My mind doesn't work like everyone else's. I have 10x the amount of thoughts going through my head at once. The best way I could describe it is a tree: with each thought branches off another one and another one and another and so on. I cry and I never know what for. I have to talk about it. I can't keep anything in. I have to talk and talk and talk until I can figure it out–what I'm feeling and why I'm feeling. Talking to someone in an argument is incredibly frustrating and not because I'm arguing with someone but because I'm trying my best to collect my thoughts and say what I need to say while also taking in and processing what the other person is saying. I just want to scream because then I get what they said and what I need to say mixed up and then I don't remember what I'm trying to say or what point I was trying to make. My mind is a constant hurricane and there are few things that calm the storm inside my head.
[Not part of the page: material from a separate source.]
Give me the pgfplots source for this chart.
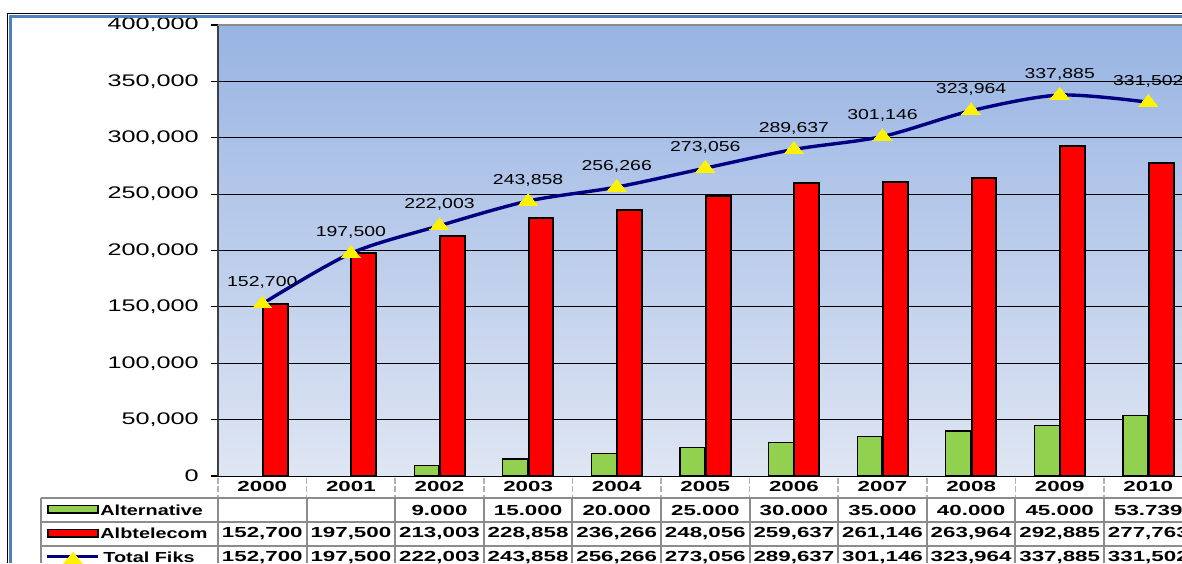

Being in love is one of the few relaxing things I have in my life, which it usually does the opposite for people. Anyone who tries to tell me I'm too young to know what "love" is, this is why I know exactly what it is and this is what it does for someone like me.
The people I love in my life are my family, my dog, and my boyfriend. Whenever I'm stressed and am in need of someone to listen to me while I sort through my thoughts, one of the people I go to is my mom. She doesn't always know what's happening but just the fact that she will almost always pick up the phone helps tremendously because I don't let just anyone listen to my rants on random shit. I know I'll sound crazy. Hell, sometimes my mom says I sound crazy, but having someone listen to me while I climb the endless branches in my head does so much for me. That's one of the ways I figure out what I have to say or what I'm feeling, just going on about nonsense until I can actually make sense.
Whenever I'm sad, I think of my dog. Honestly, people in my life don't understand what the love of my dog and what the love of all dogs does for me. It's one of the only things that makes me happy when I feel miserable. You can never go wrong with talking about dogs with me. It's like grabbing the end of the string in a massive ball of tightly knotted yarn and watching it unravel. Petting my dog or any dog is even better. The softness and warmth and the unconditional love of an animal brings such calm to me. In my head, I constantly think about all the things I do wrong or could do better and with a dog in my lap it washes away because I will always be good enough for them. They will always love me and give me love no matter what I do. Sometimes, that's all I need to get through the day.
When Hurricane Mary is at its worst, it feels like my insides are itchy. It literally feels like I need to scratch my organs (that sounds so gross). I'm uncomfortable, I'm on the edge of tears and not even my dog or talking to my mom can help me figure it out. Nothing can calm me down. I don't know what I want, I don't know what I need, I don't know what I'm feeling and everything is on fire inside my head, burning away all the tools and resources I can use to get me to relax even for a little while. When I'm like this, I'm usually quiet. I don't speak, I just go on my phone and try to find something to make me feel better, but nothing works. It hits at the most inconvenient times–I'm out with the family, I'm in class, I'm on the train, I'm going out to dinner–and sometimes people ask me when I'm like this, "why are you mad?" and I don't know how to tell them, "I'm not mad, I'm just internally breaking down and I don't know why, please don't tell me I'm mad, I'm only trying to figure out what's going on in my head." I feel cornered, I feel like I'm at a dead end, and then there's one thing...only one thing that makes it all go away. And that's Tom.
I've finally reached the eye of the storm. It was in his arms all along. Tom is different from the rest. His touch and his kiss can last me for a long time. Sometimes he gets under my skin, but he will always be the one person that can make me melt–he's the only person that can send a wave of calm across my entire body. OCD has my mind and body working in overdrive going 99 miles per hour 24/7 and when Tom wraps his arms around me, I can take a break and it's like I never had OCD at all. My head is clear, my heart is happy, and I am finally at peace.